Principal Investigator: David A. Gieseker and Huazhang Luo
In Geometric Invariant Theory, in order to study the moduli problems, the notion of stability for any polarized projective variety is introduced. However to check the stability is usually a difficult problem. It has been done by Mumford for curves with genus bigger than 1, by Gieseker for surfaces of general type, and by Viehweg for high dimensional varieties with semi-ample canonical line bundles. We will study the stability of a polarized smooth projective variety as used by Gieseker and Mumford from a differential geometric viewpoint.

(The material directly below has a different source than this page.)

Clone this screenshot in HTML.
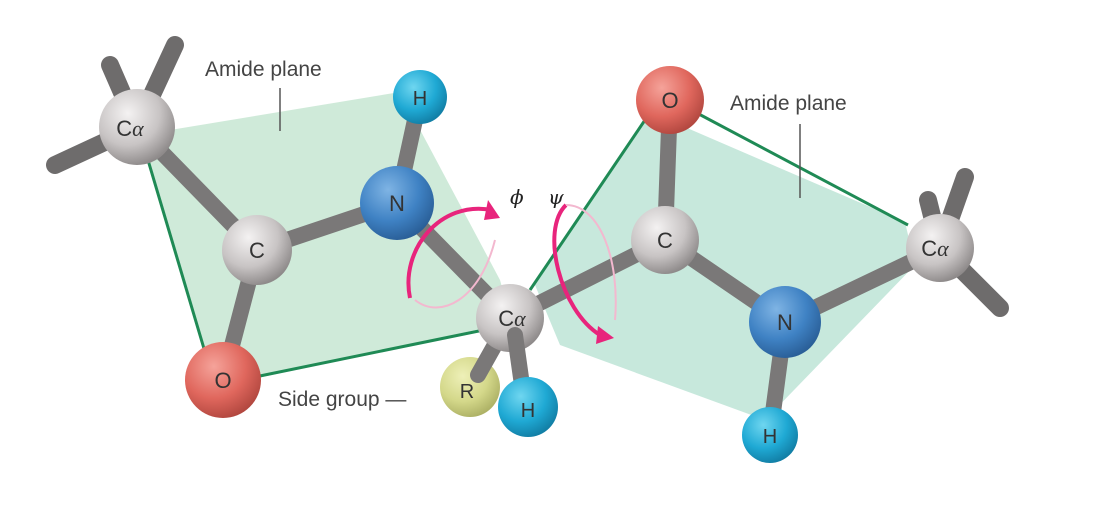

More specifically, we try to relate the Gieseker-Mumford stability to the existence of a special Kahler metric on the variety such that its scalar curvature is constant and its Ricci curvature satisfies some non-degenerate constraints. This metric is not Kahler-Einstein, but is closely related to Kahler-Einstein metric. One motivation for this project comes from the previous work done by Donaldson, Uhlenbeck and Yau on the relation between stability of vector bundle and the existence of Yang-Mills connection.
Our project is to relate two important but different fields in mathematics together. One is the study of special metrics, which involves the study of differential equations on manifold and usually has connection to physics. Another is the study of stability in moduli space theory which involves mainly algebra. Our approach is to establish a correspondence between these two fields, in particular to describe the meaning of stability in terms of the existence of special metrics. The advantage for doing is it will not only provide us with new insights about those special metrics, but also provide us with new technique to moduli space theory. For example, this kind of correspondence will enable us to solve some difficult mathematical questions such as checking the Gieseker-Mumford stability of some manifolds. This question is one of the fundamental questions in the moduli space theory but has not been solved in general.